A few patrons exited the back door sometime after two gray regulars got into a verbal fight over a pool game. Everybody looked like sailors on permanent leave; it was fitting they sat under the sign “Veteran’s Corner.”

The back door was a cartoon of six handles and locks. I worried about the safety of my car, a lone vehicle with a single lock protecting it.

O’Halloran put a dollar in the jukebox and selected a string of U2.

“Turn it up,” somebody yelled. Everybody sang along open-mouthed, revealing the need for dental to be added to health-care reform. At 10 p.m., the lights came up as “Babe” by Styx played.

The Details

Atomic Liquor
917 Fremont St, 384-7371

I.O. and I prepared our exit, but I paused to examine this much-loved jukebox. I’m not into jukeboxes. Blame a lifelong fear that my musical knowledge isn’t as good as everybody else’s. Yet I found a quiet pleasure in flipping through the mechanical music pages: heavy on classic rock and country with some ’80s and the anomalous John Mayer. That’s when the man with the Mario Bros. mustache approached.

“Who are you people?” Man said; we’ll call him Mario.

“I don’t know.” If he’d asked my name, I could have given a fast answer. But who am I? I was flummoxed.

“Put on ‘Babe’ by Styx,” he ordered.

“But that just played two songs ago,” said I.O.

Mario slipped a dollar in the jukebox and selected a different Styx song and walked away.

“You have three songs left,” I called out.

“You can have ’em,” Mario said.

This was the first time I stood at a jukebox with songs of my own. I felt a rush of power. My first choice (Merle Haggard’s “I Think I’ll Just Stay Here and Drink”) seemed fitting.

Mario returned. “What song is this?”

“A song about drinking. Don’t you like it?”

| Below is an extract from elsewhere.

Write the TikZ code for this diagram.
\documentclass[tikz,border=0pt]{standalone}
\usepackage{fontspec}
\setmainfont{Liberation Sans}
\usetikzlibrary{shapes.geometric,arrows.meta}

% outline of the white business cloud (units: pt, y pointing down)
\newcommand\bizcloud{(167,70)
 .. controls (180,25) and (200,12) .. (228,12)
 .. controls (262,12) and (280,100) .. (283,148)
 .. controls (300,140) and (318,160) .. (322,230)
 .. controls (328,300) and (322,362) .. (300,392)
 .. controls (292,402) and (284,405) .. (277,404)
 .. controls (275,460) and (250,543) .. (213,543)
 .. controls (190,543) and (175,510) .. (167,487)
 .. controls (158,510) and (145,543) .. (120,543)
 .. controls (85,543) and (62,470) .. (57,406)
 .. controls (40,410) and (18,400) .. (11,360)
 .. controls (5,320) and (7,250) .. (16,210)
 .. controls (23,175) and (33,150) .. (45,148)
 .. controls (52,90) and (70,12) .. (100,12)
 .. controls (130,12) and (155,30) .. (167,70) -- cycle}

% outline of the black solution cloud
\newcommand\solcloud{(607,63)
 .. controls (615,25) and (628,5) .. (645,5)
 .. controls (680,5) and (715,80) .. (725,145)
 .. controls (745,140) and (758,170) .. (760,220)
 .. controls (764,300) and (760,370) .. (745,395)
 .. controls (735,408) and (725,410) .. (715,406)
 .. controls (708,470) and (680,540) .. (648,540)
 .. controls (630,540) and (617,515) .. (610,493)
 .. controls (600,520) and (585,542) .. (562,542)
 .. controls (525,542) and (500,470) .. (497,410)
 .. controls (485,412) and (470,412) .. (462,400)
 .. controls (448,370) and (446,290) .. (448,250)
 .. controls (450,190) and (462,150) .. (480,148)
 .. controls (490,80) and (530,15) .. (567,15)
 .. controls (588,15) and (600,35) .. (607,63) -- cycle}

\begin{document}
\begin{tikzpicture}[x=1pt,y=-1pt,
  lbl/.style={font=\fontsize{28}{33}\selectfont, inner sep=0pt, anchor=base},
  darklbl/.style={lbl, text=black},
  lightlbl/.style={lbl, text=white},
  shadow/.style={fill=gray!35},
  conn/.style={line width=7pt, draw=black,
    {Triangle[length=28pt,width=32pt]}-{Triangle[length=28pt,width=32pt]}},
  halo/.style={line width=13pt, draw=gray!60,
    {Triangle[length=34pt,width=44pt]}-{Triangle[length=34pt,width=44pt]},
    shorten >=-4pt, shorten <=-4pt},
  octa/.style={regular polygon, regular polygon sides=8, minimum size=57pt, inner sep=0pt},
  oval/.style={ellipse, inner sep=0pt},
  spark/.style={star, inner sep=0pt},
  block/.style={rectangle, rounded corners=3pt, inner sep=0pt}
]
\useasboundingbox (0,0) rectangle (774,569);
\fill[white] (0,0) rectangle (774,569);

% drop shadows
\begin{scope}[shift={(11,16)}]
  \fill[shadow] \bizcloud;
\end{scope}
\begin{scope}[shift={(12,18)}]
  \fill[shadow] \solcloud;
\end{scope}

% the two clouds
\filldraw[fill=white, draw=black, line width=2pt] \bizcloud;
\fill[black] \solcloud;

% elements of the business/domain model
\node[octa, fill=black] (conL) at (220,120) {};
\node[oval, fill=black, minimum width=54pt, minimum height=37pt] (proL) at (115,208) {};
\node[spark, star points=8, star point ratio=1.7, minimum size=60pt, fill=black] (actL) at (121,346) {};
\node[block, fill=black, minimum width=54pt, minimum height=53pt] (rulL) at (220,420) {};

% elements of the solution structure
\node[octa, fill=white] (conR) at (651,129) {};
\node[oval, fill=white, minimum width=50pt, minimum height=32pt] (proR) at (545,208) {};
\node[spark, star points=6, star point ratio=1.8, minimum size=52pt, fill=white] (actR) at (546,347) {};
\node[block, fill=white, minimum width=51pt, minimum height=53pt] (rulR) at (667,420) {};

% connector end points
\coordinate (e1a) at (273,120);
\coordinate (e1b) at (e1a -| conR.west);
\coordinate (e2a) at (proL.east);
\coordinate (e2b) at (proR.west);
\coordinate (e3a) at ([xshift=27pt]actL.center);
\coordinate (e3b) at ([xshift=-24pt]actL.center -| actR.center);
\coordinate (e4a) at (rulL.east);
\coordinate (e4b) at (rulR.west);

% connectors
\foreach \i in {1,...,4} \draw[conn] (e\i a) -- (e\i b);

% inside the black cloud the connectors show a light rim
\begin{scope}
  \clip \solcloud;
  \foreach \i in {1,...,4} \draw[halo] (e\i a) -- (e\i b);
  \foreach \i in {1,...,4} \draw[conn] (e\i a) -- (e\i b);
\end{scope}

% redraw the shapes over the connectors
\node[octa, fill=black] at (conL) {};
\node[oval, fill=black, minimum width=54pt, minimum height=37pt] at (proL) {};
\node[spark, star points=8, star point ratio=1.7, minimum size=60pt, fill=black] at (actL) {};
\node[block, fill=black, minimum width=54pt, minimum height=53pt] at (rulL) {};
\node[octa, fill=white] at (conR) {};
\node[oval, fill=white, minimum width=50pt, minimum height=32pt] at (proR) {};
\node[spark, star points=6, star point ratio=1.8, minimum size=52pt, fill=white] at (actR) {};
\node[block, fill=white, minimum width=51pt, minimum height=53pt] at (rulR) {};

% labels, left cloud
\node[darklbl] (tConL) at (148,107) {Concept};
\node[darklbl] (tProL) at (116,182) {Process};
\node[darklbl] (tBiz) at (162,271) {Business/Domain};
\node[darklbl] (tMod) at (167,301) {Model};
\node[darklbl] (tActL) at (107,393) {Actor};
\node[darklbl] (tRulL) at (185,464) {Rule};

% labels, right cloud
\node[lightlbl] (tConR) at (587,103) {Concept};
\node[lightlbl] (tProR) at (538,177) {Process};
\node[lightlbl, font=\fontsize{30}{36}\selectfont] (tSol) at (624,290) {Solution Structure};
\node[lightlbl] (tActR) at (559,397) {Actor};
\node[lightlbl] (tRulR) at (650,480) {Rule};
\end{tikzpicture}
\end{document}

“Oh. Do you like Led Zeppelin?”


I picked two Zeppelin songs. Sure it’s cliché now, but that combination of music and atmosphere resurrected the long-dead excitement of first going to bars. When I returned to my barstool, Mario was in conversation with I.O.:

“I fell in love with a heroin-addicted hooker.” Mario talked with the same honest abandon as he sang classic rock. “All my life, I’d never been in love. Never been married. Never had kids. Then a year ago I fell in love with a heroin-addicted hooker. I was 50. My mom told me you can’t choose who you fall in love with. But Mom wanted to know why it had to be her.

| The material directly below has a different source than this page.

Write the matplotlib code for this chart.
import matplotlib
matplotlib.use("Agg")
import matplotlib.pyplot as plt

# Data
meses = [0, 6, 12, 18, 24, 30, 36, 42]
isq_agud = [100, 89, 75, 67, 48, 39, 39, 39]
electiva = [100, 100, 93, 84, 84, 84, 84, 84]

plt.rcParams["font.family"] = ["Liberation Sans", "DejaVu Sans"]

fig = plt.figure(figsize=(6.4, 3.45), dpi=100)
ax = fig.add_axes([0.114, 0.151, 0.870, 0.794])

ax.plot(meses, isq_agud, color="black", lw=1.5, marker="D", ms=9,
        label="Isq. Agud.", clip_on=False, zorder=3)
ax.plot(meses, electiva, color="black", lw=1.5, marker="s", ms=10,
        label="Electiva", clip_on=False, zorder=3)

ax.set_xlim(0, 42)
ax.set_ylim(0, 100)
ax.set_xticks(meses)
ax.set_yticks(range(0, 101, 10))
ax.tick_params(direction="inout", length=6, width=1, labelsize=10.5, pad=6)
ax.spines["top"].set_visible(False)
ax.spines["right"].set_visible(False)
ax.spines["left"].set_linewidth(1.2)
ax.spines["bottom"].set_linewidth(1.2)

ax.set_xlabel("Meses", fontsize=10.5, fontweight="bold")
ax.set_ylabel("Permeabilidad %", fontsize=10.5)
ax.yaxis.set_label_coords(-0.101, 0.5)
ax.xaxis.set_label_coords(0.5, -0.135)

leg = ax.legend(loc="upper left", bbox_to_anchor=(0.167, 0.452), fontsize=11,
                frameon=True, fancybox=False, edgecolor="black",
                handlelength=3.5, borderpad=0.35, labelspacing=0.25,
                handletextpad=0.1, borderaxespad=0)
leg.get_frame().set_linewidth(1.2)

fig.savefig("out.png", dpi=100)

“And I supported her. I gave her $20 a day for her habit until she went to jail. When she was in jail, I gave her $40 a week. But then when she got out she screwed me over.”

My I.O. gave Mario consolatory cheers of Busch, and he continued his story. I went to put my first dollar in the jukebox and returned to this conversation:

“The doctor said that if I had come in two days later they would have had to cut off my arm.” Mario explained how he had reluctantly admitted shooting coke to the emergency room staff. Lacking the same reticence at a bar, Mario pulled back his sleeve to reveal a large depression in the crook of his elbow. “They removed a golf ball-sized infection.”

Just then, the bar closed (10:45 p.m.). Mario invited us to the Western Casino. I was game, but I.O. declined. Instead he took me to a place with clear air and no mystery. It was nice to breathe, but also disappointing.